大体、イージス艦は艦隊防空の要であると共にMD機能をも有している防衛の根幹にかかる戦闘艦で、しかもMDなどというのは相手に対する威圧のために、公表されている性能は多分にはったりも含まれるのだろうから、それが漏れてしまっては相手に対するコケ脅しにもならない。

第一、こんなことばかりしていると米国は日本に最新鋭兵器を売ってくれなくなるかも知れないので日本の防衛能力向上に大きな齟齬を生じる可能性がある。ある大手の電気会社のココム違反などで莫大な賠償を求められるなど過去にもずい分こんなことがあったのは事実だ。

情報の漏洩もやる気でやるのとうっかり流れてしまうのとはちょっと事情が異なるかもしれないが、ファイル共有ソフトなどによる情報流出もやや治まって来たとは言え、相変わらず発生している。インターネットに接続しようが、ファイル共有ソフトを使用しようが、そこに流出してはいけない情報を置かなければ外に出ることはない。ないものが流出することはあり得ない、これは絶対的な真理だ。

要は情報の取扱う人間の問題なのだ。つまり情報を取り扱う人間の「情報に対する意識の問題」なのだ。どうも日本人は情報を収集することも情報を守ることもいずれにしても情報に対する重要性の認識が甘いようだ。太平洋戦争でも情報収集分析には極めて消極的で何度も痛い目を見ても学習しようとはしなかったし、暗号を含む情報保護についても「まあ、大丈夫だろう」で終わってしまった。こうした情報軽視の姿勢はそのまま情報保護意識の低さに繋がる。イージス艦の情報なども実際にやり取りしている者たちにはパソコンゲームのスペック程度の意識しかなかったのかも知れない。

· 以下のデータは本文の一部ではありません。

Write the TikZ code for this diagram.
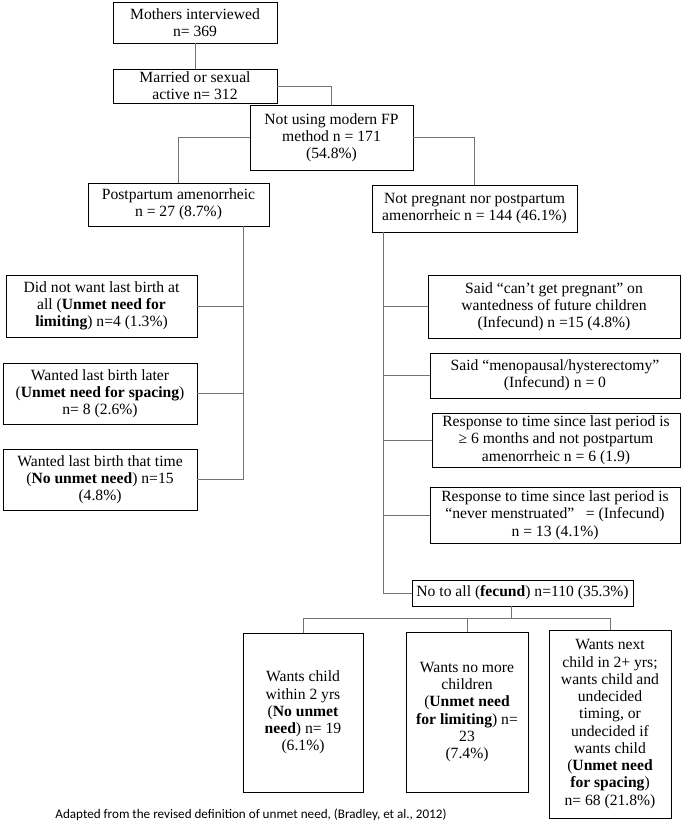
\documentclass[tikz,border=0pt]{standalone}
\usepackage{fontspec}
\setmainfont{Liberation Serif}
\newfontfamily\notefont{Carlito}

\begin{document}
\begin{tikzpicture}[x=0.8pt,y=-0.8pt,
  stage/.style={draw,line width=0.7pt,align=center,inner sep=1pt,font=\fontsize{12.5}{13.8}\selectfont},
  dims/.style 2 args={minimum width=#1*0.8pt,minimum height=#2*0.8pt},
  link/.style={draw=black!55,line width=0.7pt}]
\useasboundingbox (0,0) rectangle (685,829);
% top of the tree
\node[stage,dims={164}{41}] (mothers) at (195,22.5) {Mothers interviewed\\n= 369};
\node[stage,dims={164}{34}] (married) at (195,86) {Married or sexual\\active n= 312};
\node[stage,dims={163}{65}] (notusing) at (331.5,137.5) {Not using modern FP\\method n = 171\\(54.8\%)};
\node[stage,dims={181}{43}] (postpartum) at (178.5,204.5) {Postpartum amenorrheic\\n = 27 (8.7\%)};
\node[stage,dims={205}{47}] (notpreg) at (474.5,208.5) {Not pregnant nor postpartum\\amenorrheic n = 144 (46.1\%)};
% left branch
\node[stage,dims={191}{62}] (didnot) at (101.5,306) {Did not want last birth at\\all (\textbf{Unmet need for}\\\textbf{limiting}) n=4 (1.3\%)};
\node[stage,dims={194}{61}] (later) at (100,393.5) {Wanted last birth later\\(\textbf{Unmet need for spacing})\\n= 8 (2.6\%)};
\node[stage,dims={194}{61}] (thattime) at (100,479.5) {Wanted last birth that time\\(\textbf{No unmet need}) n=15\\(4.8\%)};
% right branch
\node[stage,dims={252}{63}] (cant) at (554,306.5) {Said “can’t get pregnant” on\\wantedness of future children\\(Infecund) n =15 (4.8\%)};
\node[stage,dims={250}{45}] (meno) at (555,375.5) {Said “menopausal/hysterectomy”\\(Infecund) n = 0};
\node[stage,dims={248}{54}] (six) at (556,440) {Response to time since last period is\\≥ 6 months and not postpartum\\amenorrheic n = 6 (1.9)};
\node[stage,dims={250}{56}] (never) at (555,515) {Response to time since last period is\\“never menstruated”\ \ \ = (Infecund)\\n = 13 (4.1\%)};
\node[stage,dims={221}{26}] (notoall) at (522.5,593) {No to all (\textbf{fecund}) n=110 (35.3\%)};
% fecund women
\node[stage,dims={120}{159}] (wantsoon) at (303,712.5) {Wants child\\within 2 yrs\\(\textbf{No unmet}\\\textbf{need}) n= 19\\(6.1\%)};
\node[stage,dims={122}{160}] (nomore) at (467,712) {Wants no more\\children\\(\textbf{Unmet need}\\\textbf{for limiting}) n=\\23\\(7.4\%)};
\node[stage,dims={122}{188}] (spacing) at (610,724) {Wants next\\child in 2+ yrs;\\wants child and\\undecided\\timing, or\\undecided if\\wants child\\(\textbf{Unmet need}\\\textbf{for spacing})\\n= 68 (21.8\%)};
\node[font=\notefont\fontsize{10.5}{12}\selectfont] (note) at (251,815) {Adapted from the revised definition of unmet need, (Bradley, et al., 2012)};

% connectors
\coordinate (lspine) at (243,0);
\coordinate (rspine) at (383,0);
\coordinate (split) at (511,618);
\draw[link] (mothers) -- (married);
\draw[link] (married.east) -| (notusing.north);
\draw[link] (notusing.west) -| (postpartum.north);
\draw[link] (notusing.east) -| (notpreg.north);
\draw[link] (postpartum.south -| lspine) |- (thattime.east);
\draw[link] (didnot.east) -- (didnot.east -| lspine);
\draw[link] (later.east) -- (later.east -| lspine);
\draw[link] (notpreg.south -| rspine) |- (notoall.west);
\foreach \b in {cant,meno,six,never}
  \draw[link] (\b.west) -- (\b.west -| rspine);
\draw[link] (notoall.south -| split) -- (split);
\draw[link] (wantsoon.north) -- (wantsoon.north |- split) -- (spacing.north |- split) -- (spacing.north);
\draw[link] (nomore.north) -- (nomore.north |- split);
\end{tikzpicture}
\end{document}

各官庁、企業とも情報漏洩防止には腐心しているようだが、結局は施策やシステムの問題と言うよりもそれを扱う人間の意識の問題なのだろう。その意識を向上するのはシステムを開発するよりも遥かに多くの時間と努力が必要だ。多数の最新鋭戦闘艦や戦闘機を揃えても紙切れ一枚の情報で国家の命運が変わってしまうことがあることを良く理解しておくべきだろう。